Sunday, January 13, 2019

Don't Ask Why


When it comes to behavior, I suppose it's human nature to wonder and ask why. Sometimes the cause and effect is so clear it's transparent - I could've become an alcoholic but instead I married one because it was familiar and felt like home - but other times, there's a randomness about people, a spiteful kind of cloudiness that make their actions impossible to explain or comprehend. My friend, Michael, is one of those people and while he would rather die than admit it, it's becoming painful to him. It's also painful to watch.

At best, he is - as are we all - badly flawed, a spiteful, vain, defiant and raging narcissist, self-involved and self-centered to the point of self destruction. Strike at him and he will strike back a hundred times over and as maliciously as he can. Nothing will be off limits, nothing will be too vindictive, nothing will be too hateful to say or too vulnerable to attack. He prides himself on his ability to be cruel, to devastate and cripple an enemy. When his words ignite a firestorm of protest and come back to haunt or harm him or his business, as they inevitably do, he simply becomes more venomous and more embedded, refusing to see that his actions add fuel to an already out of control fire, flatly refusing to back down even when it's for his own good. Whether he doesn't care or just can't help himself is a mystery although the damage he does and the wreckage he leaves in his wake are clear enough. I've watched it for years and have never been able to make sense of it. He's a “Rules Don't Apply To Me” personality, carelessly arrogant and often without a shred of empathy. He is not, and he admits it freely, a nice person nor does he want to be. It's impossibly sad to watch him drive person after person away. These wounds are self-inflicted, I remind myself, when he defends his actions with claims of self defense or of being pushed across some imaginary line. He can't be reasoned or persuaded into a different mindset and it's futile to try. He won't make room for even the possibililty that he might be wrong or, more to the point, might not be completely justified in being cruel. All's fair in war and retaliation.

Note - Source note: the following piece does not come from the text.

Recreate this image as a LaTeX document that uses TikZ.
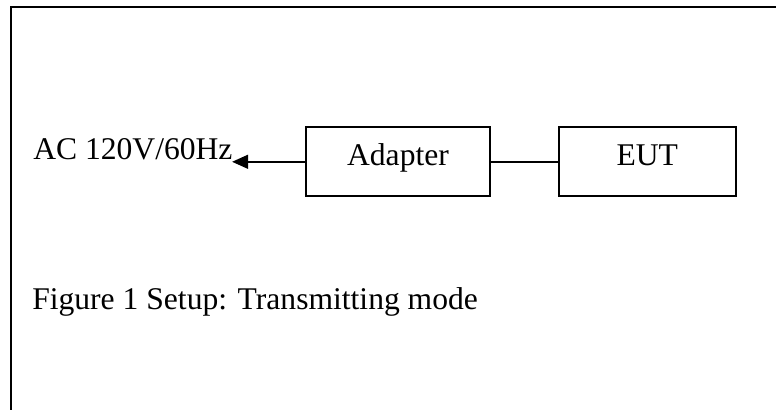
\documentclass[tikz,border=0pt]{standalone}
\usepackage{fontspec}
\setmainfont{Liberation Serif}
\usetikzlibrary{arrows.meta}

\tikzset{
  unitbox/.style={draw, line width=1.5pt, minimum width=#1, minimum height=52pt,
    inner sep=0pt, text height=0.7em, text depth=0.2em},
  label/.style={anchor=base west, inner sep=0pt},
  wire/.style={line width=1.1pt}
}

\begin{document}
\begin{tikzpicture}[x=0.75pt,y=0.75pt,yscale=-1,xscale=1,font=\fontsize{23.7}{28}\selectfont]

\useasboundingbox (0,0) rectangle (776,410);

%Frame
\draw [line width=1.5pt]  (11,410) -- (11,7.5) -- (776,7.5) ;

%Boxes
\node [unitbox=138pt] (adapter) at (398,161.8) {Adapter};
\node [unitbox=132.4pt] (eut) at (647.3,161.8) {EUT};

% Text Node
\node [label] (ac) at (33,160) {AC 120V/60Hz};
% Text Node
\node [label] (caption) at (32,310) {Figure 1 Setup: Transmitting mode};

%Lines
\draw [wire]  (adapter.east) -- (eut.west) ;
\draw [wire, -{Triangle[length=12pt,width=10.5pt]}, shorten >=-0.5pt]  (adapter.west) -- (adapter.west -| ac.east) ;

\end{tikzpicture}
\end{document}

I've lost count of the hour after futile hour I've tried to convince him that this scorched earth policy doesn't work, tried to explain that he can fight back without being vicious, that personal attacks always backfire and reflect horrendously on him and cost him business. There have been times when I've thought he was treated unfairly and I've defended his positions although never his words. I've ranted and raved about consequences, about making a bad situation worse, about fighting fairly, all to no avail. During this latest incident, he came across a website dedicated to hating him and actively campaigning for his business to fail. It shocked him and pierced his callous skin but not enough to make a difference. He slipped into the pretense of it not bothering him with barely a blink but the mask slipped a bit and I saw the pain. What did you expect, I said to him, more roughly than I needed to, “That they'd embrace you for attacking them?”
The very moment the words were out, I regretted them. As much of a son of a bitch as he can be, as much as he so often deserves it, I take no joy in seeing him suffer. Beneath the hard core exterior, beneath the arrogance and the venom and insecurity and self induced misery, there is still someone who can be hurt just as he hurts others. That he cannot or will not mend his ways may be the saddest thing of all.

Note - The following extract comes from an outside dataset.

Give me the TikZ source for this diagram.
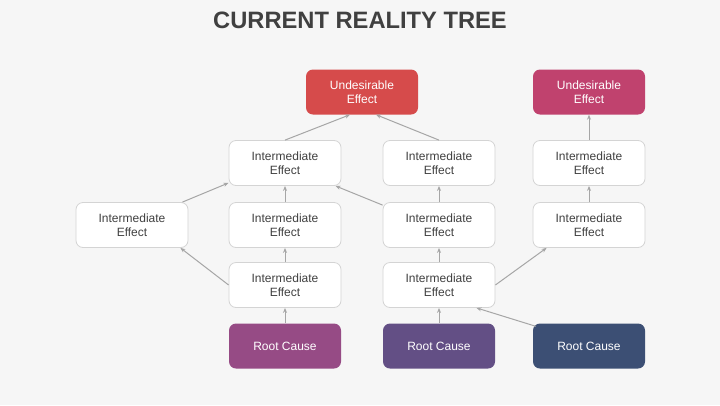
\documentclass[tikz,border=0pt]{standalone}
\usepackage{fontspec}
\setmainfont{Liberation Sans}
\usetikzlibrary{arrows.meta,calc}
\definecolor{bgcol}{HTML}{F6F6F6}
\definecolor{txtcol}{HTML}{404040}
\definecolor{linecol}{HTML}{A6A6A6}
\definecolor{boxline}{HTML}{D4D4D4}
\definecolor{uered}{HTML}{D64B4B}
\definecolor{uepink}{HTML}{C0426E}
\definecolor{rcplum}{HTML}{964B85}
\definecolor{rcviolet}{HTML}{634F85}
\definecolor{rcnavy}{HTML}{3C4F74}
\tikzset{
	effect/.style={draw=boxline, fill=white, rounded corners=7pt, line width=0.8pt,
		minimum width=112pt, minimum height=45pt, inner sep=0pt, align=center,
		text=txtcol, font=\fontsize{12}{14}\selectfont},
	solid box/.style={fill=#1, rounded corners=7pt, minimum width=112pt,
		minimum height=45pt, inner sep=0pt, align=center, text=white,
		font=\fontsize{12}{14}\selectfont},
	link/.style={draw=linecol, line width=1pt, -{Stealth[length=5pt,width=4pt]}}
}
\begin{document}
\begin{tikzpicture}[x=1pt,y=-1pt]
\fill[bgcol] (0,0) rectangle (720,405);
\useasboundingbox (0,0) rectangle (720,405);
\node[text=txtcol, font=\fontsize{23.7}{26}\selectfont\bfseries] (title) at (360,20) {CURRENT REALITY TREE};
\node[solid box=uered] (u1) at (362,92) {Undesirable\\Effect};
\node[solid box=uepink] (u2) at (589,92) {Undesirable\\Effect};
\node[effect] (m21) at (285,163) {Intermediate\\Effect};
\node[effect] (m22) at (439,163) {Intermediate\\Effect};
\node[effect] (m23) at (589,163) {Intermediate\\Effect};
\node[effect] (m31) at (132,225) {Intermediate\\Effect};
\node[effect] (m32) at (285,225) {Intermediate\\Effect};
\node[effect] (m33) at (439,225) {Intermediate\\Effect};
\node[effect] (m34) at (589,225) {Intermediate\\Effect};
\node[effect] (m41) at (285,285) {Intermediate\\Effect};
\node[effect] (m42) at (439,285) {Intermediate\\Effect};
\node[solid box=rcplum] (r1) at (285,346) {Root Cause};
\node[solid box=rcviolet] (r2) at (439,346) {Root Cause};
\node[solid box=rcnavy] (r3) at (589,346) {Root Cause};
\draw[link] (m21.north) -- ($(u1.south)+(-12,0)$);
\draw[link] (m22.north) -- ($(u1.south)+(14,0)$);
\draw[link] ($(m31.north east)+(-6,0)$) -- ($(m21.south west)+(0,-3)$);
\draw[link] (m32.north) -- (m21.south);
\draw[link] ($(m33.north west)+(0,3)$) -- ($(m21.south east)+(-6,0)$);
\draw[link] (m33.north) -- (m22.south);
\draw[link] (m41.west) -- ($(m31.south east)+(-8,0)$);
\draw[link] (m41.north) -- (m32.south);
\draw[link] (m42.north) -- (m33.south);
\draw[link] (m42.east) -- ($(m34.south west)+(14,0)$);
\draw[link] (m34.north) -- (m23.south);
\draw[link] (m23.north) -- (u2.south);
\draw[link] (r1.north) -- (m41.south);
\draw[link] (r2.north) -- (m42.south);
\draw[link] ($(r3.north west)+(3,3)$) -- ($(m42.south east)+(-19,0)$);
\end{tikzpicture}
\end{document}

Apart from the economics and the fact that during a very dark hour he was the only one to extend a helping hand to me, the real question is why do I stay. Misguided loyalty, perhaps, or a fear of the fire outside the frying pan. The fact is I mostly like what I do, like being able to dress in jeans and sweatshirts, like the hours and the freedom. And if I dig deep enough into my own flaws, the fact that I'm needed, not a little bit but a whole lot. I'm as close to indispensable as you can get and leaving him would feel way too much like a betrayal. We make a good working team, he and I, close enough to finish each other's sentences yet far enough apart to be feisty when we disagree. I despise his racism and right wing extremism but admire his unflagging optimism and perseverance. He despairs of my liberal politics and friends and is undone by my indifference to personal fashion. I am a planner and preparer, a hopeless listmaker with a desperate need to be organized and neat. He is as scattered as a handful of confetti in the wind and leaves everything to the very last minute. He's always late and I'm always early. I can laser focus on a single task for hours while he can't hold a thought for more than ten seconds. He remembers details of conversations from 10 years ago and in the time it takes me to go from his desk to mine, I've forgotten whatever I didn't write down. Except for the old opposites attract theory, how it works and why we haven't beaten each other senseless is a mystery but somehow, some way, we have managed to find enough common ground to continue - a shared love of animals, perhaps, or a zero tolerance for stupidity - either way, until now it's been adequate.

This particular upheaval has been especially difficult because he targeted someone I care very much about and gave how I might feel about it, a barely passing thought, shredding any idea that my feelings might matter more than those of his perceived enemies. When I refused to take his side and say he was justified, he accused me of disloyalty. I accused him of hate and malice. We got nowhere.

We are all flawed and imperfect but most people I know are trying to be better. Michael is not among them and sometimes, neither am I.